Write out each line of the listing as it stands, without the images.

---+---

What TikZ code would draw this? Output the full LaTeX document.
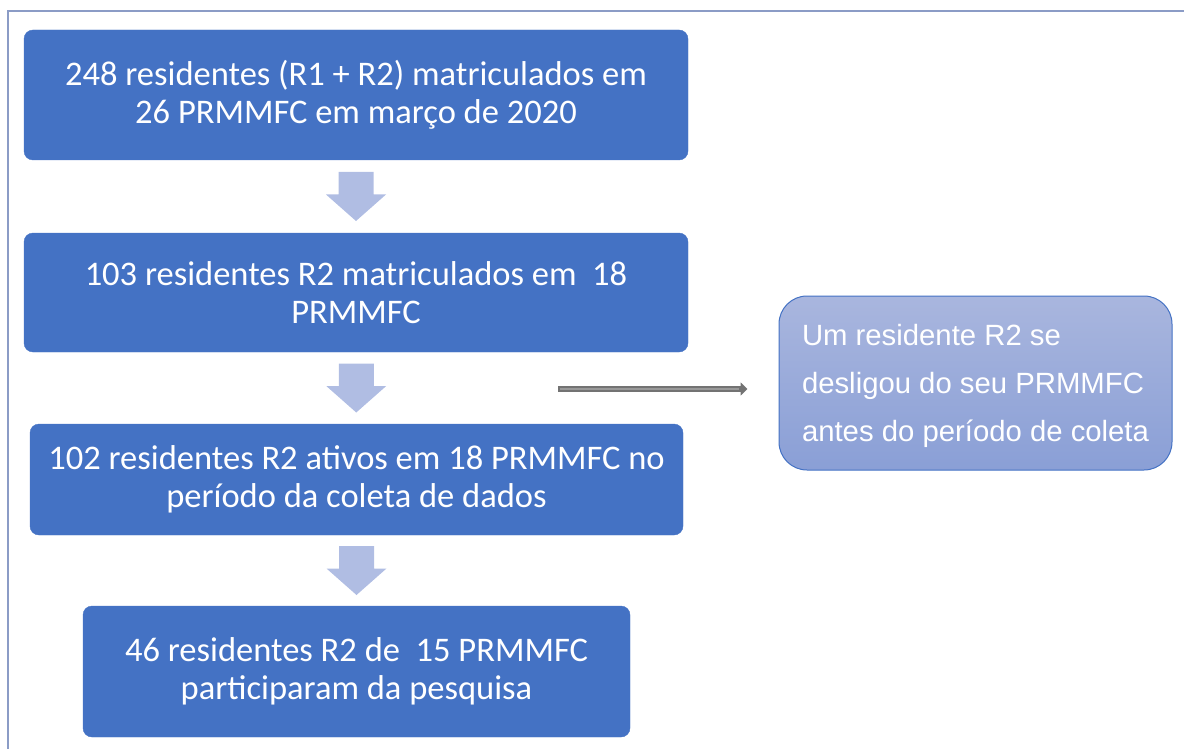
\documentclass[tikz,border=0pt]{standalone}
\usepackage{fontspec}
\setmainfont{Carlito}
\newfontfamily\arialfont{Liberation Sans}
\usetikzlibrary{calc,arrows.meta}
\definecolor{boxblue}{HTML}{4472C4}
\definecolor{arrowblue}{HTML}{B0BDE3}
\definecolor{sidetop}{HTML}{A9B6DE}
\definecolor{sidebot}{HTML}{8A9FD6}
\definecolor{framecol}{HTML}{8B9CC6}

\begin{document}
\begin{tikzpicture}[x=1pt,y=-1pt,
        stepbox/.style={fill=boxblue,draw=boxblue,rounded corners=9pt,text=white,
            align=center,font=\fontsize{34.5}{38}\selectfont,inner sep=0pt},
        sidebox/.style={top color=sidetop,bottom color=sidebot,draw=boxblue,line width=1pt,
            rounded corners=28pt,text=white,align=left,
            font=\arialfont\fontsize{29.3}{48}\selectfont,inner sep=0pt}
    ]
        \useasboundingbox (0,0) rectangle (1184,749);
        \draw[framecol,line width=1.5pt] (8,749) -- (8,11) -- (1184,11);

        \node[stepbox,minimum width=664,minimum height=130] (matric) at (356,95)
            {248 residentes (R1 + R2) matriculados em\\26 PRMMFC em março de 2020};
        \node[stepbox,minimum width=664,minimum height=119] (rdois) at (356,292.5)
            {103 residentes R2 matriculados em~ 18\\PRMMFC};
        \node[stepbox,minimum width=653,minimum height=111] (ativos) at (356.5,479.5)
            {102 residentes R2 ativos em 18 PRMMFC no\\período da coleta de dados};
        \node[stepbox,minimum width=547,minimum height=131] (partic) at (356.5,671.5)
            {46 residentes R2 de~ 15 PRMMFC\\participaram da pesquisa};
        \node[sidebox,minimum width=393,minimum height=174,text depth=0pt] (deslig) at (975.5,383)
            {Um residente R2 se\\desligou do seu PRMMFC\\antes do período de coleta};

        \foreach \a/\b in {matric/rdois,rdois/ativos,ativos/partic}
            \fill[arrowblue] ($(\a.south)!.5!(\b.north)$) +(-17.5,-24.5) -- +(17.5,-24.5)
                -- +(17.5,-2) -- +(30,-2) -- +(0,24.5) -- +(-30,-2) -- +(-17.5,-2) -- cycle;

        \coordinate (saida) at (558,389);
        \coordinate (fim) at ($(deslig.west)+(-31,6)$);
        \draw[line width=5.5pt,color=gray!90!black,-{Triangle[length=7pt,width=13pt]}] (saida) -- (fim);
        \draw[line width=2pt,color=gray!80] ($(saida)+(2,0)$) -- ($(fim)+(-9,0)$);
    \end{tikzpicture}
\end{document}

---+---

→ **FINISHED TASK**:
What TikZ code would draw this? Output the full LaTeX document.
\documentclass[tikz,border=0pt]{standalone}
\usepackage{fontspec}
\setmainfont{Carlito}
\newfontfamily\arialfont{Liberation Sans}
\usetikzlibrary{calc,arrows.meta}
\definecolor{boxblue}{HTML}{4472C4}
\definecolor{arrowblue}{HTML}{B0BDE3}
\definecolor{sidetop}{HTML}{A9B6DE}
\definecolor{sidebot}{HTML}{8A9FD6}
\definecolor{framecol}{HTML}{8B9CC6}

\begin{document}
\begin{tikzpicture}[x=1pt,y=-1pt,
        stepbox/.style={fill=boxblue,draw=boxblue,rounded corners=9pt,text=white,
            align=center,font=\fontsize{34.5}{38}\selectfont,inner sep=0pt},
        sidebox/.style={top color=sidetop,bottom color=sidebot,draw=boxblue,line width=1pt,
            rounded corners=28pt,text=white,align=left,
            font=\arialfont\fontsize{29.3}{48}\selectfont,inner sep=0pt}
    ]
        \useasboundingbox (0,0) rectangle (1184,749);
        \draw[framecol,line width=1.5pt] (8,749) -- (8,11) -- (1184,11);

        \node[stepbox,minimum width=664,minimum height=130] (matric) at (356,95)
            {248 residentes (R1 + R2) matriculados em\\26 PRMMFC em março de 2020};
        \node[stepbox,minimum width=664,minimum height=119] (rdois) at (356,292.5)
            {103 residentes R2 matriculados em~ 18\\PRMMFC};
        \node[stepbox,minimum width=653,minimum height=111] (ativos) at (356.5,479.5)
            {102 residentes R2 ativos em 18 PRMMFC no\\período da coleta de dados};
        \node[stepbox,minimum width=547,minimum height=131] (partic) at (356.5,671.5)
            {46 residentes R2 de~ 15 PRMMFC\\participaram da pesquisa};
        \node[sidebox,minimum width=393,minimum height=174,text depth=0pt] (deslig) at (975.5,383)
            {Um residente R2 se\\desligou do seu PRMMFC\\antes do período de coleta};

        \foreach \a/\b in {matric/rdois,rdois/ativos,ativos/partic}
            \fill[arrowblue] ($(\a.south)!.5!(\b.north)$) +(-17.5,-24.5) -- +(17.5,-24.5)
                -- +(17.5,-2) -- +(30,-2) -- +(0,24.5) -- +(-30,-2) -- +(-17.5,-2) -- cycle;

        \coordinate (saida) at (558,389);
        \coordinate (fim) at ($(deslig.west)+(-31,6)$);
        \draw[line width=5.5pt,color=gray!90!black,-{Triangle[length=7pt,width=13pt]}] (saida) -- (fim);
        \draw[line width=2pt,color=gray!80] ($(saida)+(2,0)$) -- ($(fim)+(-9,0)$);
    \end{tikzpicture}
\end{document}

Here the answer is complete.